Sent same email to Interrupty Guy. He thought I was crazy, and asked me if I received the most recent version of the code. Again.
After subduing The Fist Of Death, I told him the problem is data and explained why.
"But that's impossible." stated Interrupty Guy.
"I'll show you." I said. "Just let me log in to the app and..."
"It won't make a difference, you need to..." interrupted Interrupty.
"Ccchht!" I blurted, invoking my best Cesar Millan.
"But...."
"Ccchht! Just... Let... Me... Finish!"
So I showed him.
Guess what? It was bad data.
Wednesday, January 6, 2010
And Another Thing....
I was going to write a about the second half of Doctor Who, End Of Time, but decided against it. The folks over at Behind The Sofa managed to sum everything up nicely.
Not Dead. Yet.
So yeah. I'm not dead.
Not yet, at least.
Just a bit of blog neglect. Sorry about that.
I took some vacation over the New Year's holiday, and heartily ignored my work laptop as well as my personal one. I couldn't even look at the internet.
I was trying to think things over and get my life organized.
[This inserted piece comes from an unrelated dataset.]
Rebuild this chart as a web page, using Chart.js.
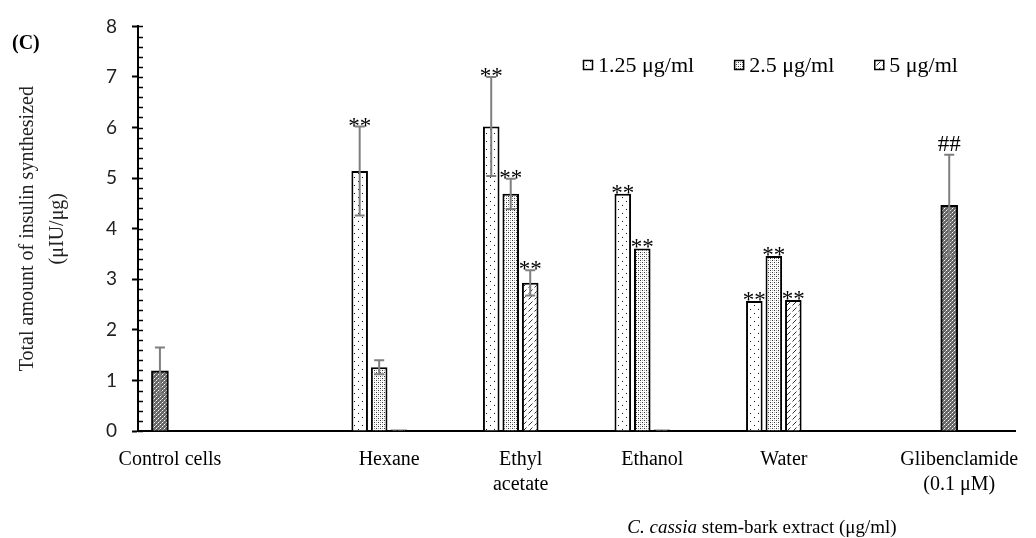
<!DOCTYPE html>
<html>
<head>
<meta charset="utf-8">
<script src="https://cdn.jsdelivr.net/npm/chart.js@4.4.1/dist/chart.umd.min.js"></script>
<style>
    html, body { margin: 0; padding: 0; background: #fff; }
    #wrap { width: 1036px; height: 538px; position: relative; }
</style>
</head>
<body>
<div id="wrap"><canvas id="insulinChart"></canvas></div>
<script>
/*====================================
        Insulin synthesis chart data
====================================*/

const categories = ["Control cells", "Hexane", ["Ethyl", "acetate"], "Ethanol", "Water", ["Glibenclamide", "(0.1 μM)"]];

const controlValues = [1.19, null, null, null, null, null];
const controlErrors = [0.46, null, null, null, null, null];
const controlMarks  = ["", "", "", "", "", ""];

const conc125Values = [null, 5.14, 6.02, 4.69, 2.57, null];
const conc125Errors = [null, 0.88, 0.98, 0, 0, null];
const conc125Marks  = ["", "**", "**", "**", "**", ""];

const conc25Values = [null, 1.26, 4.69, 3.61, 3.46, null];
const conc25Errors = [null, 0.14, 0.30, 0, 0, null];
const conc25Marks  = ["", "", "**", "**", "**", ""];

const conc5Values = [null, 0.03, 2.93, 0.03, 2.59, null];
const conc5Errors = [null, 0, 0.25, 0, 0, null];
const conc5Marks  = ["", "", "**", "", "**", ""];

const glibValues = [null, null, null, null, null, 4.46];
const glibErrors = [null, null, null, null, null, 1.0];
const glibMarks  = ["", "", "", "", "", "##"];

const seriesNames = ["1.25 μg/ml", "2.5 μg/ml", "5 μg/ml"];

const yMin = 0;
const yMax = 8;

/*====================================
        Spacer categories
   (the groups are not evenly spaced in the figure,
    so the axis has blank slots between them)
====================================*/

const slotCount = 20;
const slotOfCategory = [0, 5, 8, 11, 14, 18];

function spread(list, blank) {
    const out = new Array(slotCount).fill(blank);
    slotOfCategory.forEach((slot, k) => { out[slot] = list[k]; });
    return out;
}

/*====================================
        Fill patterns
====================================*/

const canvas = document.getElementById("insulinChart");
const ctx = canvas.getContext("2d");

function makePattern(size, draw) {
    const tile = document.createElement("canvas");
    tile.width = size;
    tile.height = size;
    const g = tile.getContext("2d");
    draw(g);
    return ctx.createPattern(tile, "repeat");
}

const sparseDots = makePattern(8, g => {
    g.fillStyle = "#fff";
    g.fillRect(0, 0, 8, 8);
    g.fillStyle = "#111";
    g.fillRect(2, 1, 1, 1);
    g.fillRect(6, 5, 1, 1);
});

const denseDots = makePattern(4, g => {
    g.fillStyle = "#fff";
    g.fillRect(0, 0, 4, 4);
    g.fillStyle = "#333";
    g.fillRect(0, 0, 1, 1);
    g.fillRect(2, 2, 1, 1);
    g.fillStyle = "#aaa";
    g.fillRect(2, 0, 1, 1);
    g.fillRect(0, 2, 1, 1);
});

const hatch = makePattern(6, g => {
    g.fillStyle = "#fff";
    g.fillRect(0, 0, 6, 6);
    g.strokeStyle = "#333";
    g.lineWidth = 1;
    g.beginPath();
    g.moveTo(0.5, 5.5);
    g.lineTo(4.5, 1.5);
    g.stroke();
});

const darkCheck = makePattern(4, g => {
    g.fillStyle = "#666";
    g.fillRect(0, 0, 4, 4);
    g.fillStyle = "#fff";
    g.fillRect(0, 0, 1, 1);
    g.fillRect(2, 2, 1, 1);
    g.fillStyle = "#aaa";
    g.fillRect(1, 3, 1, 1);
    g.fillRect(3, 1, 1, 1);
});

/*====================================
        Plugins
====================================*/

const serif = "'Liberation Serif', 'Times New Roman', serif";

const minorTicks = {
    id: "minorTicks",
    afterDraw(chart) {
        const y = chart.scales.y;
        const left = chart.chartArea.left;
        const c = chart.ctx;
        c.save();
        c.strokeStyle = "#000";
        c.lineWidth = 1.5;
        for (let i = yMin * 5; i <= yMax * 5; i++) {
            const py = Math.round(y.getPixelForValue(i / 5)) + 0.5;
            c.beginPath();
            c.moveTo(left, py);
            c.lineTo(left + 5, py);
            c.stroke();
        }
        c.restore();
    }
};

const errorBars = {
    id: "errorBars",
    afterDatasetsDraw(chart) {
        const c = chart.ctx;
        const y = chart.scales.y;
        c.save();
        chart.data.datasets.forEach((ds, di) => {
            const meta = chart.getDatasetMeta(di);
            meta.data.forEach((bar, i) => {
                const v = ds.data[i];
                if (v === null) return;
                const err = ds.errors[i] || 0;
                let top = y.getPixelForValue(v);
                if (err > 0) {
                    const hi = y.getPixelForValue(v + err);
                    const lo = y.getPixelForValue(v - err);
                    c.strokeStyle = "#7f7f7f";
                    c.lineWidth = 2;
                    c.beginPath();
                    c.moveTo(bar.x, hi);
                    c.lineTo(bar.x, lo);
                    c.moveTo(bar.x - 5, hi);
                    c.lineTo(bar.x + 5, hi);
                    c.moveTo(bar.x - 5, lo);
                    c.lineTo(bar.x + 5, lo);
                    c.stroke();
                    top = hi;
                }
                const mark = ds.marks[i];
                if (mark) {
                    c.fillStyle = "#000";
                    c.textAlign = "center";
                    c.textBaseline = "alphabetic";
                    c.font = "23px " + serif;
                    const offset = mark === "##" ? -4 : 6;
                    c.fillText(mark, bar.x, top + offset);
                }
            });
        });
        c.restore();
    }
};

const extraText = {
    id: "extraText",
    afterDraw(chart) {
        const c = chart.ctx;
        c.save();
        c.fillStyle = "#000";

        // panel letter
        c.font = "bold 20px " + serif;
        c.textAlign = "left";
        c.textBaseline = "middle";
        c.fillText("(C)", 12, 44);

        // x axis title with italic species name
        c.font = "italic 19px " + serif;
        const part1 = "C. cassia";
        const w1 = c.measureText(part1).width;
        c.font = "19px " + serif;
        const part2 = " stem-bark extract (μg/ml)";
        const w2 = c.measureText(part2).width;
        const cx = 762;
        const by = 533;
        c.textBaseline = "alphabetic";
        c.font = "italic 19px " + serif;
        c.fillText(part1, cx - (w1 + w2) / 2, by);
        c.font = "19px " + serif;
        c.fillText(part2, cx - (w1 + w2) / 2 + w1, by);

        // legend
        let x = 583;
        const ly = 65;
        c.font = "22px " + serif;
        chart.data.datasets.filter(ds => ds.inLegend).forEach(ds => {
            c.fillStyle = ds.backgroundColor;
            c.fillRect(x, ly - 5, 10, 10);
            c.strokeStyle = "#000";
            c.lineWidth = 1.5;
            c.strokeRect(x + 0.5, ly - 4.5, 9, 9);
            c.fillStyle = "#000";
            c.textBaseline = "middle";
            c.fillText(ds.label, x + 15, ly + 1);
            x += 15 + c.measureText(ds.label).width + 40;
        });
        c.restore();
    }
};

/*====================================
        Chart
====================================*/

function groupedSet(label, values, errors, marks, fill) {
    return {
        label: label,
        data: spread(values, null),
        errors: spread(errors, null),
        marks: spread(marks, ""),
        inLegend: true,
        backgroundColor: fill,
        borderColor: "#000",
        borderWidth: 2,
        categoryPercentage: 1.334,
        barPercentage: 0.85
    };
}

function singleSet(label, values, errors, marks, fill) {
    return {
        label: label,
        data: spread(values, null),
        errors: spread(errors, null),
        marks: spread(marks, ""),
        inLegend: false,
        grouped: false,
        barThickness: 17,
        backgroundColor: fill,
        borderColor: "#000",
        borderWidth: 2
    };
}

new Chart(canvas, {
    type: "bar",
    data: {
        labels: spread(categories, ""),
        datasets: [
            groupedSet(seriesNames[0], conc125Values, conc125Errors, conc125Marks, sparseDots),
            groupedSet(seriesNames[1], conc25Values, conc25Errors, conc25Marks, denseDots),
            groupedSet(seriesNames[2], conc5Values, conc5Errors, conc5Marks, hatch),
            singleSet("Control cells", controlValues, controlErrors, controlMarks, darkCheck),
            singleSet("Glibenclamide", glibValues, glibErrors, glibMarks, darkCheck)
        ]
    },
    options: {
        responsive: true,
        maintainAspectRatio: false,
        animation: false,
        devicePixelRatio: 1,
        layout: { padding: { left: 0, top: 22, right: 21, bottom: 0 } },
        plugins: {
            legend: { display: false },
            tooltip: { enabled: false }
        },
        scales: {
            x: {
                offset: true,
                grid: { display: false, drawTicks: false },
                border: { display: true, color: "#000", width: 2 },
                ticks: {
                    font: { family: serif, size: 20, lineHeight: 1.25 },
                    color: "#000",
                    padding: 16,
                    labelOffset: 10,
                    maxRotation: 0,
                    autoSkip: false
                },
                afterFit: s => { s.height = 107; }
            },
            y: {
                min: yMin,
                max: yMax,
                ticks: {
                    stepSize: 1,
                    font: { family: "Lato", size: 19 },
                    color: "#222",
                    padding: 15
                },
                grid: {
                    drawOnChartArea: false,
                    drawTicks: true,
                    tickLength: 6,
                    tickColor: "#000",
                    tickWidth: 2
                },
                border: { display: true, color: "#000", width: 2 },
                title: {
                    display: true,
                    text: ["Total amount of insulin synthesized", "(μIU/μg)"],
                    font: { family: serif, size: 20, lineHeight: 1.5 },
                    color: "#222",
                    padding: { top: 13, bottom: 0 }
                },
                afterFit: s => { s.width = 138; }
            }
        }
    },
    plugins: [minorTicks, errorBars, extraText]
});
</script>
</body>
</html>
It didn't work.
About a month ago, I wrote that this new position could be very rewarding. I was optimistic that I'd make myself a useful member of the new team. Except no work came my way. No training either. I could've sat in my cube and got paid for breathing. Nobody seemed to care.
Well, I figured if the company had no game plan for bringing me up to speed, I'd dive in and ask for work. I requested a few assignments and said if I had questions, I'll flag someone down and ask.
They unloaded on me. Bulldozed and buried.
Now I have fixes for applications I've never seen before, much less have access to (I'll get to that in a moment), crazy deadlines on coding assignments, and no test environment.
Yeah, I know. I did it to myself. So here's another whiny post about how I can't have everything my way.
Like I said, I have assignments for applications I don't even have access to. Obviously, the first course of action is to obtain said access. Easier said than done.
Requesting this can only be done with an online application. Then it's routed to the proper department, ignored, lost, re-routed, and ignored again.
About three weeks later, access is granted.
If the assignment requires any special software - that'll be another request. If it requires any configuration, settings, etc., there will be NO instructions.
So I've been asking lots of questions and generally being a pain in the arse. A necessary thing too, since no one seems to know, much less agree, on anything - except to give out as little information as possible.
For example, don't tell me the server names or the url of the application I'm supporting. When I do finally manage to dig this info out of you, make sure it's piecemeal, doled out in small bits every week. This way, I'll need to open a new request daily. Hey, it'll keep the security guys hopping with plenty of work!
When I ask a specific question about functionality, or where documentation is located, just smile and pretend you don't understand the question. Or better yet, interrupt me halfway through my question – because you read minds and know what I'm asking before I ask it! UGH. The guy that does this, has never let me finish a sentence, and has never been helpful.
The bureaucracy and red tape is mind boggling. Until I learn to navigate the system, it'll be impossible to get anything done.
In the meantime, I guess I'll just do what I can.